I enjoy reviewing classic industry papers periodically. The DynamoDB paper is fascinating, approachable, and deepens insights on almost every read. Finally, its a good reminder that good programs accomodate different concerns to optimize for others.

DynamoDB was built for handling amazon.com’s shared shopping cart problem. Most Amazon customers have a single household account, and any household member should be able to add items to a shared shopping cart at different times on their devices.

While relational databases (with sharded servers and replica sets) can be used to solve this problem, scalability, availability, and cost concerns motivated the Amazon engineering team to come up with a simpler solution that is more pertinent to their problem.
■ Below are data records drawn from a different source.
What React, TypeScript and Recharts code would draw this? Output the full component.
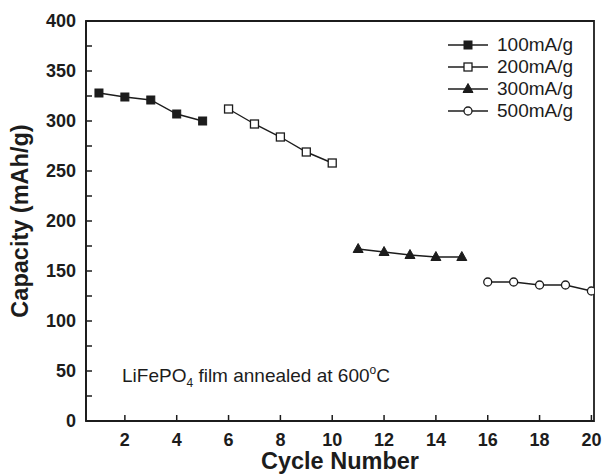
import {
  Line,
  LineChart,
  ReferenceArea,
  XAxis,
  YAxis,
} from 'recharts';

const cycles100 = [1, 2, 3, 4, 5];
const capacity100 = [328, 324, 321, 307, 300];
const cycles200 = [6, 7, 8, 9, 10];
const capacity200 = [312, 297, 284, 269, 258];
const cycles300 = [11, 12, 13, 14, 15];
const capacity300 = [172, 169, 166, 164, 164];
const cycles500 = [16, 17, 18, 19, 20];
const capacity500 = [139, 139, 136, 136, 130];

const xTicks = [2, 4, 6, 8, 10, 12, 14, 16, 18, 20];
const yTicks = [0, 25, 50, 75, 100, 125, 150, 175, 200, 225, 250, 275, 300, 325, 350, 375, 400];

const INK = '#1c1c1c';
const FONT = '"Liberation Sans", Arial, sans-serif';

type Marker = 'filledSquare' | 'openSquare' | 'filledTriangle' | 'openCircle';

function toRows(cycles: number[], values: number[]) {
  return cycles.map((c, i) => ({ cycle: c, capacity: values[i] }));
}

const series: { name: string; marker: Marker; rows: { cycle: number; capacity: number }[] }[] = [
  { name: '100mA/g', marker: 'filledSquare', rows: toRows(cycles100, capacity100) },
  { name: '200mA/g', marker: 'openSquare', rows: toRows(cycles200, capacity200) },
  { name: '300mA/g', marker: 'filledTriangle', rows: toRows(cycles300, capacity300) },
  { name: '500mA/g', marker: 'openCircle', rows: toRows(cycles500, capacity500) },
];

function MarkerShape({ marker, cx, cy }: { marker: Marker; cx: number; cy: number }) {
  switch (marker) {
    case 'filledSquare':
      return <rect x={cx - 4} y={cy - 4} width={8} height={8} fill={INK} stroke={INK} strokeWidth={1} />;
    case 'openSquare':
      return <rect x={cx - 4} y={cy - 4} width={8} height={8} fill="#fff" stroke={INK} strokeWidth={1.3} />;
    case 'filledTriangle':
      return (
        <polygon
          points={`${cx},${cy - 5.5} ${cx - 5},${cy + 3.5} ${cx + 5},${cy + 3.5}`}
          fill={INK}
          stroke={INK}
          strokeWidth={1}
        />
      );
    default:
      return <circle cx={cx} cy={cy} r={4} fill="#fff" stroke={INK} strokeWidth={1.3} />;
  }
}

// legend sits inside the plot, so it is drawn as an overlay and takes no room from the axes
function ChartLegend() {
  return (
    <div
      style={{
        position: 'absolute',
        left: 448,
        top: 34,
        fontFamily: FONT,
        fontSize: 19,
        color: INK,
        lineHeight: '22px',
      }}
    >
      {series.map((s) => (
        <div key={s.name} style={{ display: 'flex', alignItems: 'center', height: 22 }}>
          <svg width={48} height={22}>
            <line x1={0} y1={11} x2={40} y2={11} stroke={INK} strokeWidth={1.3} />
            <MarkerShape marker={s.marker} cx={20} cy={11} />
          </svg>
          <span style={{ marginLeft: 1 }}>{s.name}</span>
        </div>
      ))}
    </div>
  );
}

export default function App() {
  return (
    <div style={{ position: 'fixed', left: 0, top: 0, width: 605, height: 474, background: '#fff' }}>
      <LineChart
        width={605}
        height={474}
        margin={{ top: 21, right: 11, left: 0, bottom: 0 }}
        style={{ fontFamily: FONT }}
      >
        <XAxis
          type="number"
          dataKey="cycle"
          domain={[0.5, 20.1]}
          allowDataOverflow
          ticks={xTicks}
          height={53}
          stroke={INK}
          axisLine={{ stroke: INK, strokeWidth: 1.8 }}
          tickLine={{ stroke: INK, strokeWidth: 1.5 }}
          tickSize={-6}
          tickMargin={18}
          tick={{ fill: INK, fontSize: 18, fontWeight: 'bold' }}
          label={{
            value: 'Cycle Number',
            position: 'insideBottom',
            offset: 5,
            fill: INK,
            fontSize: 23.5,
            fontWeight: 'bold',
          }}
        />
        <YAxis
          type="number"
          domain={[0, 400]}
          allowDataOverflow
          ticks={yTicks}
          width={86}
          interval={0}
          stroke={INK}
          axisLine={{ stroke: INK, strokeWidth: 1.8 }}
          tickLine={{ stroke: INK, strokeWidth: 1.5 }}
          tickSize={-6}
          tickMargin={16}
          tickFormatter={(v: number) => (v % 50 === 0 ? String(v) : '')}
          tick={{ fill: INK, fontSize: 18, fontWeight: 'bold' }}
          label={{
            value: 'Capacity (mAh/g)',
            angle: -90,
            position: 'insideLeft',
            offset: 20,
            fill: INK,
            fontSize: 23.5,
            fontWeight: 'bold',
            style: { textAnchor: 'middle' },
          }}
        />
        <ReferenceArea
          x1={0.5}
          x2={20.1}
          y1={0}
          y2={400}
          fill="none"
          fillOpacity={0}
          stroke={INK}
          strokeWidth={1.8}
          ifOverflow="visible"
        />
        {series.map((s) => (
          <Line
            key={s.name}
            name={s.name}
            data={s.rows}
            dataKey="capacity"
            stroke={INK}
            strokeWidth={1.4}
            isAnimationActive={false}
            dot={(p: any) => (
              <MarkerShape key={`${s.name}-${p.index}`} marker={s.marker} cx={p.cx} cy={p.cy} />
            )}
            activeDot={false}
          />
        ))}
      </LineChart>
      <ChartLegend />
      <svg
        width={605}
        height={474}
        style={{ position: 'absolute', left: 0, top: 0, pointerEvents: 'none' }}
      >
        <text x={122} y={382} fontFamily={FONT} fontSize={19} fill={INK}>
          LiFePO
          <tspan fontSize={12} dy={5}>4</tspan>
          <tspan dy={-5}> film annealed at 600</tspan>
          <tspan fontSize={12} dy={-8}>o</tspan>
          <tspan dy={8}>C</tspan>
        </text>
      </svg>
    </div>
  );
}
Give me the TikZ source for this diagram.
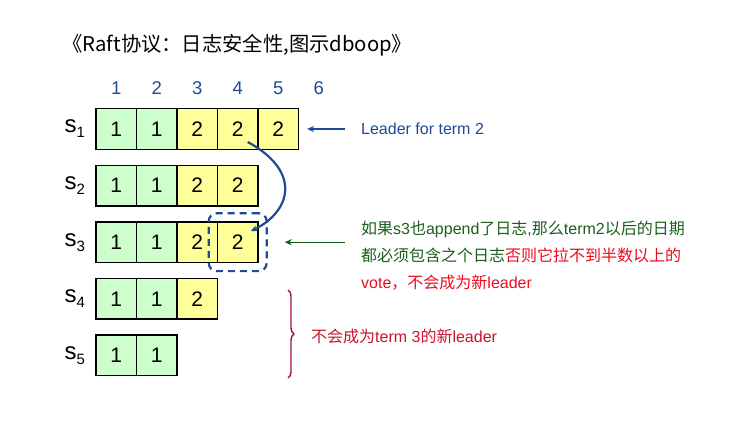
\documentclass[tikz,border=0pt]{standalone}
\usepackage{fontspec}
\setmainfont{Liberation Sans}
\newfontfamily\cjk{Noto Sans CJK SC}
\usetikzlibrary{positioning,fit,decorations.pathreplacing,arrows.meta}
\definecolor{t1}{HTML}{CCFFCC}
\definecolor{t2}{HTML}{FFFF99}
\definecolor{navy}{HTML}{1F4A94}
\definecolor{dgreen}{HTML}{1D5E1D}
\definecolor{agreen}{HTML}{0E5A12}
\definecolor{vred}{HTML}{EE0A1E}
\definecolor{cred}{HTML}{C8142E}
\definecolor{bred}{HTML}{A3112F}
\begin{document}
\begin{tikzpicture}[x=1pt,y=-1pt,>={Stealth[length=7pt,width=6pt]},
	cell/.style={draw,line width=1.4pt,minimum width=40.5pt,minimum height=40.5pt,inner sep=0pt,font=\fontsize{21}{21}\selectfont},
	idx/.style={text=navy,font=\fontsize{18.5}{18.5}\selectfont},
	lbl/.style={font=\fontsize{16}{19}\selectfont,inner sep=0pt}]
	\useasboundingbox (0,0) rectangle (733,427);
	\node[anchor=west,inner sep=0pt] (title) at (62,45) {\fontsize{20.3}{20.3}\selectfont\cjk 《Raft协议：日志安全性,图示dboop》};
	\foreach \c in {1,...,6}
		\node[idx] (n\c) at ({116.2+40.5*(\c-1)},88) {\c};
	\foreach \r/\lst in {1/{1,1,2,2,2},2/{1,1,2,2},3/{1,1,2,2},4/{1,1,2},5/{1,1}}{
		\foreach \v [count=\c] in \lst
			\node[cell,fill=t\v] (c\r\c) at ({116.2+40.5*(\c-1)},{129+56.6*(\r-1)}) {\v};
		\node[left=10pt of c\r1,inner sep=0pt] (s\r) {\fontsize{24}{24}\selectfont s\raisebox{-5pt}{\fontsize{15}{15}\selectfont\r}};
	}
	\node[lbl,anchor=west,text=navy] (leader) at (361,129) {Leader for term 2};
	\draw[->,navy,line width=1.3pt] ([xshift=-16pt]leader.west) -- ([xshift=8pt]c15.east);
	\node[draw=navy,dashed,dash pattern=on 7pt off 5pt,line width=2.2pt,rounded corners=8pt,fit=(c34),inner sep=8pt] (hl) {};
	\draw[->,navy,line width=2.2pt] ([shift={(10,13)}]c14.center) .. controls (303,172) and (290,212) .. ([shift={(13,-11)}]c34.center);
	\node[lbl,anchor=west,align=left,text=dgreen] (why) at (361,256) {{\cjk 如果}s3{\cjk 也}append{\cjk 了日志},{\cjk 那么}term2{\cjk 以后的日期}\\[8pt]
		{\cjk 都必须包含之个日志}\textcolor{vred}{\cjk 否则它拉不到半数以上的}\\[8pt]
		\textcolor{vred}{vote{\cjk ，不会成为新}leader}};
	\draw[->,agreen,line width=1.3pt] ([xshift=-16pt]why.west |- hl.east) -- ([xshift=17pt]hl.east);
	\coordinate (btop) at (288,290);
	\coordinate (bbot) at (288,378);
	\draw[bred,line width=1.4pt,decorate,decoration={brace,amplitude=6pt}] (btop) -- (bbot);
	\node[lbl,anchor=west,text=cred] (nolead) at (311,336) {{\cjk 不会成为}term 3{\cjk 的新}leader};
\end{tikzpicture}
\end{document}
The engineering team at Amazon came up with several simplifications:

  1. Storage and query of data uses primary keys (as opposed to relations)
  2. Dynamo DB server side is more simpler, and requires clients to do more than relational database clients. For example, in Dynamo DB clients have to:
    1. Deal with different versions of the same data
    2. Deal with potentially stale data and or phantom data
  3. Dynamo DB does not provide granular security over the data it stores. Clients have full access to the data contained in the database.

Dynamo DB API is quite simple and straightforward:


func get(key string) (err error, value []byte)
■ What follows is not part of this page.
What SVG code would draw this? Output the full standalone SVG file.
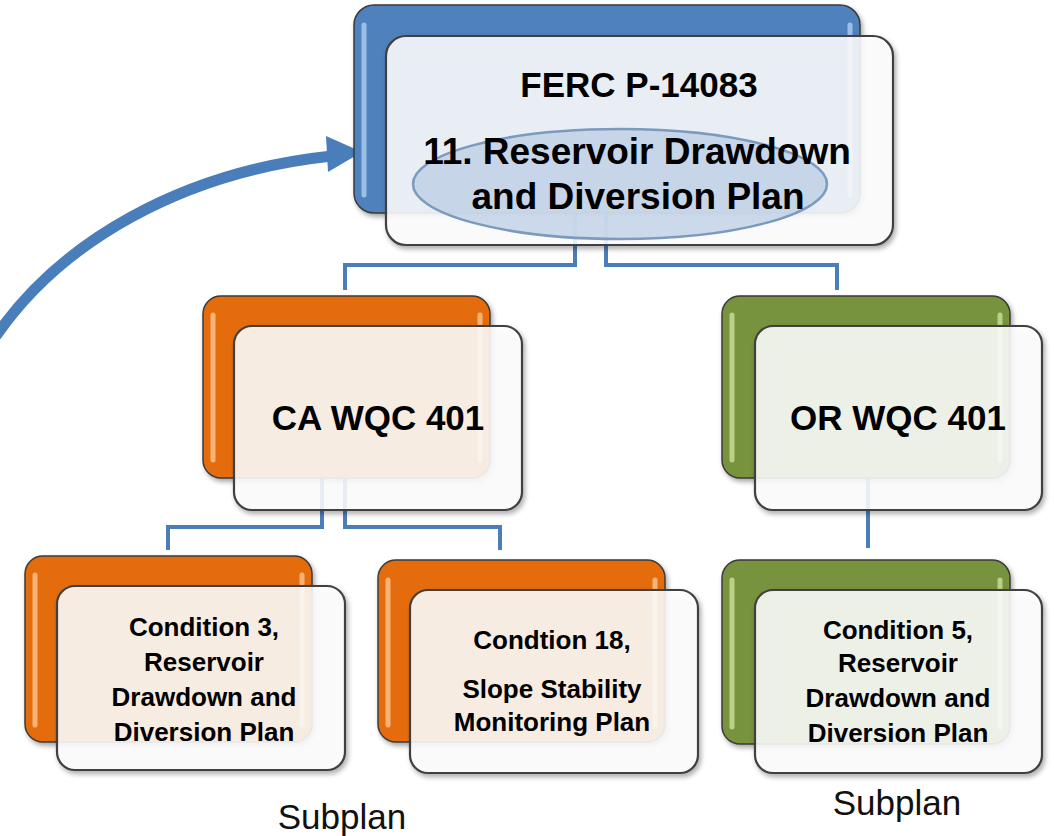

// the context provides additional client metadata
// for tuning consistency (explained below)
func put(c context, key string, value []byte) (err error)

DynamoDB architecture is deliberately kept extensible and dynamic: a bunch of potentially heterogenous servers working together.
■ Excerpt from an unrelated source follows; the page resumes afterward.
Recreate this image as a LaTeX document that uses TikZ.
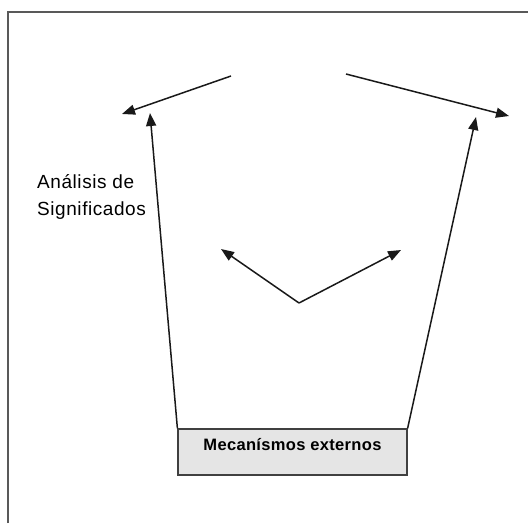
\documentclass[tikz,border=0pt]{standalone}
\usepackage{fontspec}
\setmainfont{Liberation Sans}
\usetikzlibrary{arrows.meta}
\begin{document}
\begin{tikzpicture}[x=1pt,y=-1pt,
  arr/.style={draw=black!90,line width=1.5pt,-{Triangle[length=13pt,width=10pt]}},
  frame/.style={draw=black!65,line width=1.6pt},
  boxst/.style={draw=black!75,line width=1.2pt,fill=black!10,minimum width=229pt,minimum height=46pt,inner sep=0pt}]
\useasboundingbox (0,0) rectangle (528,523);
\draw[frame] (8,523) -- (8,12) -- (528,12);
\node[boxst] (box) at (292.5,452) {};
\node[font=\bfseries\fontsize{16.5}{18}\selectfont\addfontfeature{LetterSpace=2}] (boxtext) at (292.5,445) {Mecanísmos externos};
\node[anchor=north west,align=left,inner sep=0pt,font=\fontsize{19}{27}\selectfont\addfontfeature{LetterSpace=3}] (label) at (37,174) {Análisis de\\Significados};
\coordinate (a1) at (231,76);  \coordinate (a2) at (122,114);
\coordinate (b1) at (346,74);  \coordinate (b2) at (509,116);
\coordinate (l2) at (150,113);
\coordinate (r2) at (476,117);
\coordinate (v) at (299,303);
\coordinate (vl) at (221,249);
\coordinate (vr) at (401,250);
\draw[arr] (a1) -- (a2);
\draw[arr] (b1) -- (b2);
\draw[arr] (box.north west) -- (l2);
\draw[arr] (box.north east) -- (r2);
\draw[arr] (v) -- (vl);
\draw[arr] (v) -- (vr);
\end{tikzpicture}
\end{document}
Storage nodes in Dynamo DB use consistent hashing algorithm and form a distributed hash table (DHT) to store data keys across this logical ring. A client calls into an arbitrary storage node, which acts as a coordinator to either get or put data keys. To ensure a good distribution of keys, each server is represented as a set of virtual nodes (with the number of virtual nodes based on overall server capacity). When storage nodes fail or are added to the ring, there is asynchronous rebalancing of data across the logical ring.

Dynamo DB nodes gossip among themselves to ensure valid membership to the ring. A seed file containing other nodes is maintained by each node, along with the time when that node heart beat to it.

Data availability is improved by replicating keys asynchronously across the ring to N servers clockwise. For durability, keys are replicated on physical servers.

Data versioning using vector clock metadata (a tuple consisting of server-id and a monotonically increasing counter), that allows for conflict resolution when values branch out due to either asynchronous replication or server unavailability (when network partitions or other failures occur). In case of the classic double descendant value issue, the client is sent back both values, and then client is expected to merge and resolve the conflict.

Dynamo DB additionally provides tunable consistency levers to clients (similar to the sql ISOLATION LEVEL clause in relational databases). Clients specify the server to read data from R servers or write data to W servers for a given key.